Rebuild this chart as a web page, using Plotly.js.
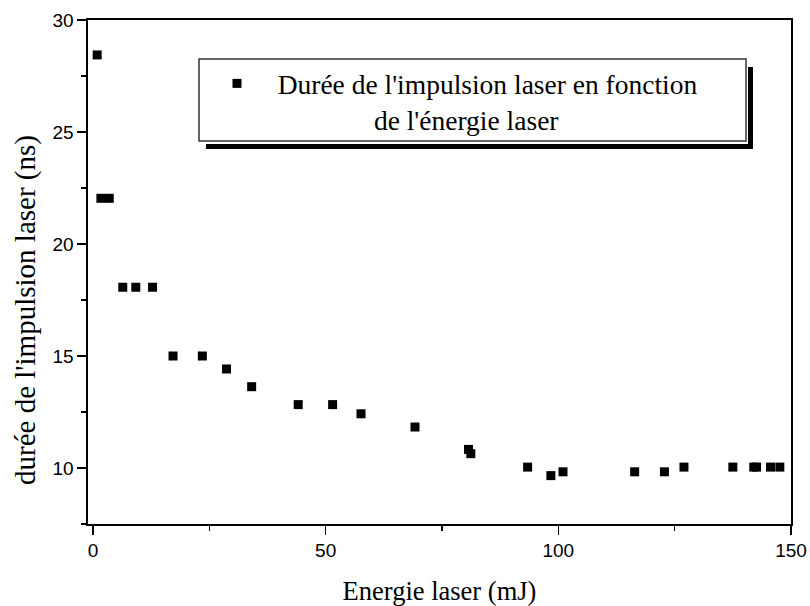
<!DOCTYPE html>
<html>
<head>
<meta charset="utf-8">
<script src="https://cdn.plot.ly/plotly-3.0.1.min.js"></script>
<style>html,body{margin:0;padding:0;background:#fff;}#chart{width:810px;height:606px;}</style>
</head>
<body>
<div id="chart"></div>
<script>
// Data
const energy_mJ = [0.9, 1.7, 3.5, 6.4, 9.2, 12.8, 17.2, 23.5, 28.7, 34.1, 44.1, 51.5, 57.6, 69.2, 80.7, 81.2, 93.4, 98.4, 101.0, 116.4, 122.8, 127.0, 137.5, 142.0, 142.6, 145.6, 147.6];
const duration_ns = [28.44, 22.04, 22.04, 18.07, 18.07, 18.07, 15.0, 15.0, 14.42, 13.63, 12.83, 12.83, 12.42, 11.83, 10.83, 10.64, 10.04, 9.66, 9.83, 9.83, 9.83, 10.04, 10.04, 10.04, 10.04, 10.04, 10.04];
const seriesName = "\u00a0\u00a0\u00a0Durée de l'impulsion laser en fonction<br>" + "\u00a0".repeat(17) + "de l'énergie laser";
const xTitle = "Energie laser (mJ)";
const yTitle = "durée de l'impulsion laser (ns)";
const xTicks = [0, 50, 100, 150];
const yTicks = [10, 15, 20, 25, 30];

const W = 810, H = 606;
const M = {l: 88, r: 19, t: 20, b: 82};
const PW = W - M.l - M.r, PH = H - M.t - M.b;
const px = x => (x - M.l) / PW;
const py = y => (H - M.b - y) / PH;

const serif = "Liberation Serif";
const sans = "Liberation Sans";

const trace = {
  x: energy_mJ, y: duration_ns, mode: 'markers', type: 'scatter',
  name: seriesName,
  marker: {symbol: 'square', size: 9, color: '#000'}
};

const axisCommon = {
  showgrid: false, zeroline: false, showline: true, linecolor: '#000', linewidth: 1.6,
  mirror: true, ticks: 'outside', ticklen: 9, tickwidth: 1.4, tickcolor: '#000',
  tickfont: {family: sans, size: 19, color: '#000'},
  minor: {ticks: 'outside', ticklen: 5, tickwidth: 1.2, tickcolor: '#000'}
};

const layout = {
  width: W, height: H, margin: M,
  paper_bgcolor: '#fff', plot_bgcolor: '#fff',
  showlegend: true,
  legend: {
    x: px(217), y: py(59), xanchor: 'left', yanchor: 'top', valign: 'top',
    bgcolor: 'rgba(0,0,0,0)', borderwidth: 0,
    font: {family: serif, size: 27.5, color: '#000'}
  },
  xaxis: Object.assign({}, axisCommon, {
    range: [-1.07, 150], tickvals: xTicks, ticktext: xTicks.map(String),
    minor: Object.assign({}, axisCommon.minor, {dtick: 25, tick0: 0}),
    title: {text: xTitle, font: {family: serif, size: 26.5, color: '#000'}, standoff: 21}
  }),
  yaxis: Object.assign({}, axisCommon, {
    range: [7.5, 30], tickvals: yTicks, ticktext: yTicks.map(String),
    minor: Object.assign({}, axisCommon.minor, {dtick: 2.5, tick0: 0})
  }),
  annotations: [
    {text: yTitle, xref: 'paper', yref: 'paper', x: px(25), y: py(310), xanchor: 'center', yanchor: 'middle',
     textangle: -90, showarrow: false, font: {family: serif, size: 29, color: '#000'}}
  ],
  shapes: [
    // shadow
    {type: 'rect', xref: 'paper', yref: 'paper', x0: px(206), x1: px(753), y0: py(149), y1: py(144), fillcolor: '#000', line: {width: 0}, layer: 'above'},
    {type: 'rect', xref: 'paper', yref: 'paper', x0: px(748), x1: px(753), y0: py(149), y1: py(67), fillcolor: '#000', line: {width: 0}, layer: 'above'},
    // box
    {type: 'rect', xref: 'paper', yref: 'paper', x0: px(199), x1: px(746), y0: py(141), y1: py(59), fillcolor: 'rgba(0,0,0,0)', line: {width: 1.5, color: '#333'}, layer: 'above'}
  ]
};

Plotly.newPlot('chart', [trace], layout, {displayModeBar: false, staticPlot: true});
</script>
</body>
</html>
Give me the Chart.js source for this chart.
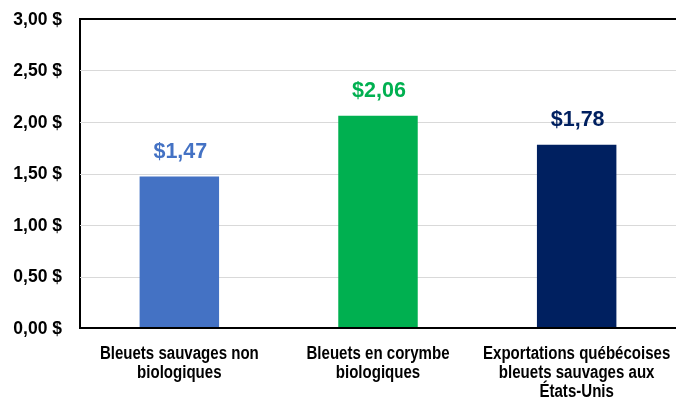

• Do this:
In your copy, repeat each record exactly and include no pictures.

• Exercise solution:
Rebuild this chart as a web page, using Plotly.js.
<!DOCTYPE html>
<html>
<head>
<meta charset="utf-8">
<script src="https://cdn.plot.ly/plotly-3.0.1.min.js"></script>
<style>html,body{margin:0;padding:0;background:#fff;}#chart{width:810px;height:606px;}</style>
</head>
<body>
<div id="chart"></div>
<script>
// Data
const energy_mJ = [0.9, 1.7, 3.5, 6.4, 9.2, 12.8, 17.2, 23.5, 28.7, 34.1, 44.1, 51.5, 57.6, 69.2, 80.7, 81.2, 93.4, 98.4, 101.0, 116.4, 122.8, 127.0, 137.5, 142.0, 142.6, 145.6, 147.6];
const duration_ns = [28.44, 22.04, 22.04, 18.07, 18.07, 18.07, 15.0, 15.0, 14.42, 13.63, 12.83, 12.83, 12.42, 11.83, 10.83, 10.64, 10.04, 9.66, 9.83, 9.83, 9.83, 10.04, 10.04, 10.04, 10.04, 10.04, 10.04];
const seriesName = "\u00a0\u00a0\u00a0Durée de l'impulsion laser en fonction<br>" + "\u00a0".repeat(17) + "de l'énergie laser";
const xTitle = "Energie laser (mJ)";
const yTitle = "durée de l'impulsion laser (ns)";
const xTicks = [0, 50, 100, 150];
const yTicks = [10, 15, 20, 25, 30];

const W = 810, H = 606;
const M = {l: 88, r: 19, t: 20, b: 82};
const PW = W - M.l - M.r, PH = H - M.t - M.b;
const px = x => (x - M.l) / PW;
const py = y => (H - M.b - y) / PH;

const serif = "Liberation Serif";
const sans = "Liberation Sans";

const trace = {
  x: energy_mJ, y: duration_ns, mode: 'markers', type: 'scatter',
  name: seriesName,
  marker: {symbol: 'square', size: 9, color: '#000'}
};

const axisCommon = {
  showgrid: false, zeroline: false, showline: true, linecolor: '#000', linewidth: 1.6,
  mirror: true, ticks: 'outside', ticklen: 9, tickwidth: 1.4, tickcolor: '#000',
  tickfont: {family: sans, size: 19, color: '#000'},
  minor: {ticks: 'outside', ticklen: 5, tickwidth: 1.2, tickcolor: '#000'}
};

const layout = {
  width: W, height: H, margin: M,
  paper_bgcolor: '#fff', plot_bgcolor: '#fff',
  showlegend: true,
  legend: {
    x: px(217), y: py(59), xanchor: 'left', yanchor: 'top', valign: 'top',
    bgcolor: 'rgba(0,0,0,0)', borderwidth: 0,
    font: {family: serif, size: 27.5, color: '#000'}
  },
  xaxis: Object.assign({}, axisCommon, {
    range: [-1.07, 150], tickvals: xTicks, ticktext: xTicks.map(String),
    minor: Object.assign({}, axisCommon.minor, {dtick: 25, tick0: 0}),
    title: {text: xTitle, font: {family: serif, size: 26.5, color: '#000'}, standoff: 21}
  }),
  yaxis: Object.assign({}, axisCommon, {
    range: [7.5, 30], tickvals: yTicks, ticktext: yTicks.map(String),
    minor: Object.assign({}, axisCommon.minor, {dtick: 2.5, tick0: 0})
  }),
  annotations: [
    {text: yTitle, xref: 'paper', yref: 'paper', x: px(25), y: py(310), xanchor: 'center', yanchor: 'middle',
     textangle: -90, showarrow: false, font: {family: serif, size: 29, color: '#000'}}
  ],
  shapes: [
    // shadow
    {type: 'rect', xref: 'paper', yref: 'paper', x0: px(206), x1: px(753), y0: py(149), y1: py(144), fillcolor: '#000', line: {width: 0}, layer: 'above'},
    {type: 'rect', xref: 'paper', yref: 'paper', x0: px(748), x1: px(753), y0: py(149), y1: py(67), fillcolor: '#000', line: {width: 0}, layer: 'above'},
    // box
    {type: 'rect', xref: 'paper', yref: 'paper', x0: px(199), x1: px(746), y0: py(141), y1: py(59), fillcolor: 'rgba(0,0,0,0)', line: {width: 1.5, color: '#333'}, layer: 'above'}
  ]
};

Plotly.newPlot('chart', [trace], layout, {displayModeBar: false, staticPlot: true});
</script>
</body>
</html>
Give me the Chart.js source for this chart.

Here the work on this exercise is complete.